For Zemamra, this becomes a question of identity. Do they sit deep, try to keep it tight, and hope Lahtimi can produce another moment of late magic? Or do they recognize that their season is already teetering and take some risks, try to impose themselves, attempt to be something more than defensive and hopeful? The problem with that second approach is that Dcheïra are exactly the kind of organized, confident side that will punish you when you open up.
What makes this fixture genuinely fascinating is the stakes for both clubs, albeit for different reasons. Dcheïra can consolidate their position in the upper mid-table with a win, establish themselves as a team that might—just might—have an outside shot at something more than mid-table mediocrity. For Zemamra, this isn't about ambition; it's about arithmetic. Fail to take points here, and the gap to safety starts becoming a chasm by November.

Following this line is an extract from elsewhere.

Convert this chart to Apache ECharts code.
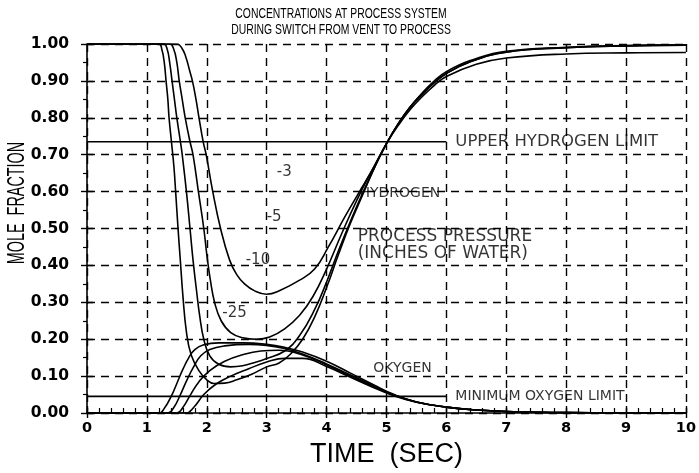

The reality? Dcheïra have momentum, home advantage, and a recent history of finding goals when matches are on the line. Zemamra have heart and desperation, but in football, heart without quality usually ends the same way. This should be Dcheïra's match to control and ultimately win, probably not by a landslide, but by enough to make the visitors' long trip home feel even longer. When teams are where Zemamra find themselves, every defeat accelerates the crisis. And watching their recent performances, you get the sense they know it too.